Books Through Bars fulfills requests for about 7,000 packages of books annually, about half of them to the DOC. In-demand volumes include legal dictionaries, medical self-care books and urban fiction.

“Everybody who does this work is doing it in solidarity with incarcerated people who are looking to further their educational goals or satisfy their recreational reading needs,” said Keir Neuringer, a member of the Books Through Bars collective. “It’s kind of insulting to the thousands of volunteers that we have to suggest that we are doing this to hurt anybody.”

Book ‘Em sends about 2,700 packages a year. Jodi Lincoln, a member of that group, said the organization is planning advocacy efforts and a possible legal challenge.

“If all of that fails, we will look at other options, including … potentially working within these policies,” she said.

Advocates and inmates are deeply skeptical of the rationale for the new policies, which the DOC announced as a response to a series of incidents in which correctional staff took ill after exposure to drugs called synthetic cannabinoids. Several experts in medical toxicology, however, told the Inquirer and Daily News that they believed it unlikely that the staff were sickened by incidental exposure, arguing that a more plausible explanation would be “mass psychogenic illness” — a sort of contagious anxiety response.

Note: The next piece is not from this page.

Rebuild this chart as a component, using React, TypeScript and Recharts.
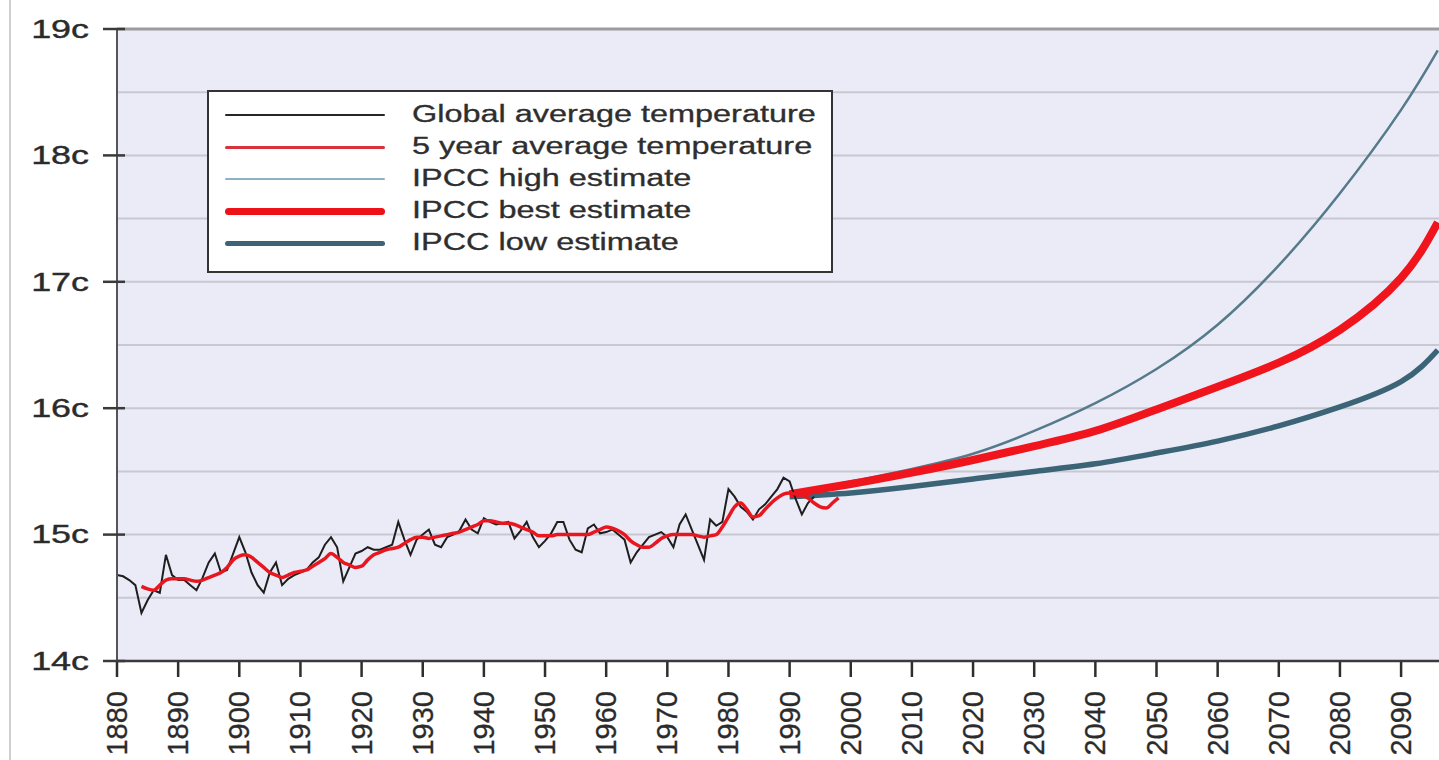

Woodside said there have been several instances in which books and magazines contained contraband, including a phony Time magazine filled with nude images and a Bible containing dozens of suboxone strips. The latter was shipped directly from a Barnes & Noble; the DOC assumes a customer tucked in the contraband before bringing it to the register.

“We are seeing a significant increase in contraband coming in through books,” Woodside said. “The difference that has occurred over the last year or six months is the drugs coming in are clear liquid that we can’t detect. We have intercepted several letters from inmates describing in vivid detail how to get these books into the mail room undetected. … That’s why our current policy of having books come from vendors no longer works.”

There haven’t been reports of contraband via Books Through Bars, though. Robert “Saleem” Holbrook, a former juvenile lifer who now works with the Amistad Law Project, said the free books were a lifeline while he was incarcerated. He even developed a series of correspondence courses — covering art, restorative justice, black social movements and other topics — in conjunction with Pennsylvania Academy of the Fine Arts professor Emily Abendroth.

“To me, depriving someone of access to a book, it’s like, ‘Wow, where’s the humanity in that?”

Recently, he sent course participants questionnaires, asking how the new DOC policies will impact their rehabilitation and their ability to maintain family contacts.

“We’re getting ready to challenge these regulations vigorously,” he said, “because as it stands right now they’re among the most restrictive in the country.”